Hi, I am performing differential expression (DEG) analysis using DESeq2. I have no replicates, and I understand that without replicates, it is useless to conduct this analysis. However, I have no other option. I have created an R script for cases with no replication. Could you please review it and provide your suggestions?
It will be great helpful for me to complete my work
Load required libraries
library(DESeq2)
Read in the count data
count_data <- read.csv("count.csv", header = TRUE, row.names = 1) head(count_data)
Filter low count genes
keep <- rowSums(count_data >= 10) > 0 count_data_filtered <- count_data[keep, ]
Create metadata
metaData <- data.frame("Condition" = c("COL", "COB")) metaData$Condition = factor(metaData$Condition, levels = c("COL", "COB")) rownames(metaData) = colnames(count_data)
Check metadata
head(metaData) all(rownames(metaData) == colnames(count_data))
Create DESeqDataSet object
dds = DESeqDataSetFromMatrix(countData = count_data_filtered, colData = metaData, design = ~Condition)
Estimate size factors
dds <- estimateSizeFactors(dds)
Set a fixed dispersion value
dispersions(dds) <- 0.1
Run DESeq without dispersion estimation
dds <- nbinomWaldTest(dds)
Get results
res <- results(dds)
Order results by adjusted p-value
resOrdered <- res[order(res$padj), ]
Summary of differential expression
summary(res)
The above-mentioned code produced the following results:
out of 19980 with nonzero total read count adjusted p-value < 0.1 LFC > 0 (up) : 2170, 11% LFC < 0 (down) : 1033, 5.2% outliers [1] : 0, 0% low counts [2] : 0, 0% (mean count < 4) [1] see 'cooksCutoff' argument of ?results [2] see 'independentFiltering' argument of ?results
This has been asked many times before, for example: DESeq2/Differential expression analysis without replicates
Please understand that you likely won't get code reviews for non officially-supported ways of analysis. Just do as in the linked thread, so get vst transformed counts, get fold changes and rank by this. Maybe additionally filter for genes with decent counts in at least one condition so you protect against false positives with large fold changes due to small counts and lots of noise (despite vst should deal with that already to some extend).
Hi,
Thank you for your reply.
I am currently a PhD scholar at a government college, working without any funding. Unfortunately, this has limited my ability to perform multiple replicates. With my personal savings and borrowing from others, I was only able to afford RNA sequencing for two samples (10 samples pooled in each). I fully acknowledge the challenges of analyzing data without replicates, and I am aware that this can impact the robustness of my findings. I hope that in the future, with better funding, such as during a postdoc, I will be able to conduct more comprehensive studies with replicates.
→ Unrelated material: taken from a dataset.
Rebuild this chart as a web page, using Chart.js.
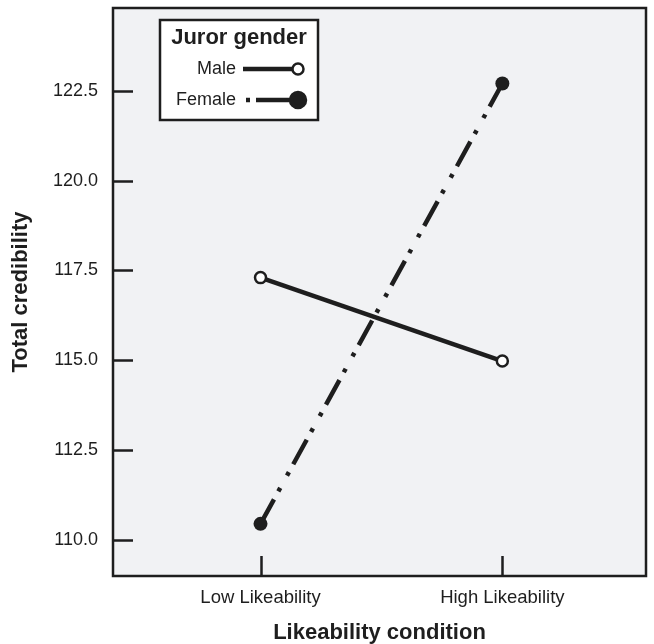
<!DOCTYPE html>
<html>
<head>
<meta charset="utf-8">
<script src="https://cdn.jsdelivr.net/npm/chart.js@4.4.1/dist/chart.umd.min.js"></script>
<style>
  html, body { margin: 0; padding: 0; background: #ffffff; }
  #wrap { width: 654px; height: 644px; }
</style>
</head>
<body>
<div id="wrap"><canvas id="c" width="654" height="644"></canvas></div>
<script>
const categories = ['Low Likeability', 'High Likeability'];
const maleValues = [117.3, 114.98];
const femaleValues = [110.45, 122.7];
const yTicks = [110.0, 112.5, 115.0, 117.5, 120.0, 122.5];
const seriesNames = ['Male', 'Female'];
const legendTitle = 'Juror gender';

const FONT = '"Liberation Sans", Arial, Helvetica, sans-serif';
const INK = '#1e1e1e';
const FEMALE_DASH = [28, 9, 4, 14, 4, 9];

const toPoints = vals => vals.map((v, i) => ({ x: i, y: v }));

const framePlugin = {
  id: 'frame',
  beforeDraw(chart) {
    const { ctx, chartArea: a } = chart;
    ctx.save();
    ctx.fillStyle = '#f1f2f4';
    ctx.fillRect(a.left, a.top, a.right - a.left, a.bottom - a.top);
    ctx.restore();
  },
  beforeDatasetsDraw(chart) {
    const { ctx, chartArea: a, scales } = chart;
    ctx.save();
    ctx.strokeStyle = INK;
    ctx.lineWidth = 2.5;
    ctx.beginPath();
    yTicks.forEach(t => {
      const y = Math.round(scales.y.getPixelForValue(t)) + 0.5;
      ctx.moveTo(a.left, y);
      ctx.lineTo(a.left + 20, y);
    });
    categories.forEach((c, i) => {
      const x = Math.round(scales.x.getPixelForValue(i)) + 0.5;
      ctx.moveTo(x, a.bottom);
      ctx.lineTo(x, a.bottom - 20);
    });
    ctx.stroke();
    ctx.lineWidth = 2.5;
    ctx.strokeRect(a.left, a.top, a.right - a.left, a.bottom - a.top);
    ctx.restore();
  },
  afterDraw(chart) {
    const { ctx } = chart;
    const bx = 160, by = 20, bw = 158, bh = 100;
    ctx.save();
    ctx.fillStyle = '#ffffff';
    ctx.fillRect(bx, by, bw, bh);
    ctx.strokeStyle = INK;
    ctx.lineWidth = 2.5;
    ctx.strokeRect(bx, by, bw, bh);
    ctx.fillStyle = INK;
    ctx.textBaseline = 'middle';
    ctx.textAlign = 'center';
    ctx.font = 'bold 22px ' + FONT;
    ctx.fillText(legendTitle, bx + bw / 2, 38);
    ctx.font = '18px ' + FONT;
    ctx.textAlign = 'right';
    const rows = [69, 100];
    const ds = chart.data.datasets;
    rows.forEach((ry, i) => {
      ctx.fillStyle = INK;
      ctx.fillText(seriesNames[i], 236, ry);
      ctx.beginPath();
      ctx.strokeStyle = INK;
      ctx.lineWidth = 4.5;
      if (i === 1) {
        ctx.setLineDash([4, 6, 36, 20]);
      } else {
        ctx.setLineDash([]);
      }
      ctx.moveTo(i === 1 ? 246 : 243, ry);
      ctx.lineTo(i === 1 ? 292 : 295, ry);
      ctx.stroke();
      ctx.setLineDash([]);
      ctx.beginPath();
      ctx.arc(298, ry, ds[i].pointRadius, 0, Math.PI * 2);
      ctx.fillStyle = ds[i].pointBackgroundColor;
      ctx.fill();
      ctx.lineWidth = ds[i].pointBorderWidth;
      ctx.strokeStyle = INK;
      ctx.stroke();
    });
    ctx.restore();
  }
};

new Chart(document.getElementById('c'), {
  type: 'line',
  data: {
    datasets: [
      {
        label: seriesNames[0],
        data: toPoints(maleValues),
        borderColor: INK,
        borderWidth: 4.5,
        pointRadius: 5.5,
        pointBackgroundColor: '#ffffff',
        pointBorderColor: INK,
        pointBorderWidth: 2.5,
        order: 2
      },
      {
        label: seriesNames[1],
        data: toPoints(femaleValues),
        borderColor: INK,
        borderWidth: 4.5,
        borderDash: FEMALE_DASH,
        borderCapStyle: 'butt',
        pointRadius: 7,
        pointBackgroundColor: INK,
        pointBorderColor: INK,
        pointBorderWidth: 0,
        order: 1
      }
    ]
  },
  options: {
    responsive: false,
    animation: false,
    devicePixelRatio: 1,
    layout: { padding: { top: 6, right: 3, left: 0, bottom: 0 } },
    plugins: { legend: { display: false }, tooltip: { enabled: false } },
    scales: {
      x: {
        type: 'linear',
        min: -0.61,
        max: 1.594,
        afterBuildTicks: s => { s.ticks = categories.map((c, i) => ({ value: i })); },
        afterFit: s => { s.height = 68; s.paddingLeft = 0; s.paddingRight = 0; },
        grid: { display: false, drawTicks: false },
        border: { display: false },
        ticks: {
          callback: v => categories[v],
          color: INK,
          font: { family: FONT, size: 18.5 },
          padding: 11,
          maxRotation: 0,
          autoSkip: false
        },
        title: {
          display: true,
          text: 'Likeability condition',
          color: INK,
          font: { family: FONT, size: 22, weight: 'bold', lineHeight: 1 },
          padding: { top: 0, bottom: 0 }
        }
      },
      y: {
        min: 109.0,
        max: 124.8,
        afterBuildTicks: s => { s.ticks = yTicks.map(v => ({ value: v })); },
        afterFit: s => { s.width = 113; s.paddingTop = 0; s.paddingBottom = 0; },
        grid: { display: false, drawTicks: false },
        border: { display: false },
        ticks: {
          callback: v => Number(v).toFixed(1),
          color: INK,
          font: { family: FONT, size: 18 },
          padding: 15
        },
        title: {
          display: true,
          text: 'Total credibility',
          color: INK,
          font: { family: FONT, size: 22, weight: 'bold', lineHeight: 1 },
          padding: { top: 10, bottom: 0 }
        }
      }
    }
  },
  plugins: [framePlugin]
});
</script>
</body>
</html>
I have consulted others who have attempted RNA-seq analysis with single sample comparisons, but I have not received any responses from them. The code I mentioned earlier was developed by researching online platforms. Still, I am getting doubts regarding the reliability of the code, as mentioned above.
Thanks again for your feedback and guidance.
I understand your situation is difficult, and investing private money for the sake of your science is honorable, however, this unfortunately all does not change the fact that results will be unreliable, one way or the other.
If you want sort of "formal" analysis, then check the edgeR user guide section "what to do without replicates" -- since they have example code similar to the one in your toplevel question. Not that this makes it more reliable, but at least you can follow documented code, and get some results. Again, will be unreliable, but if you have no other choice, at least try to use this as a "citable" analysis in the sense that you can say you got it from a reputable tool.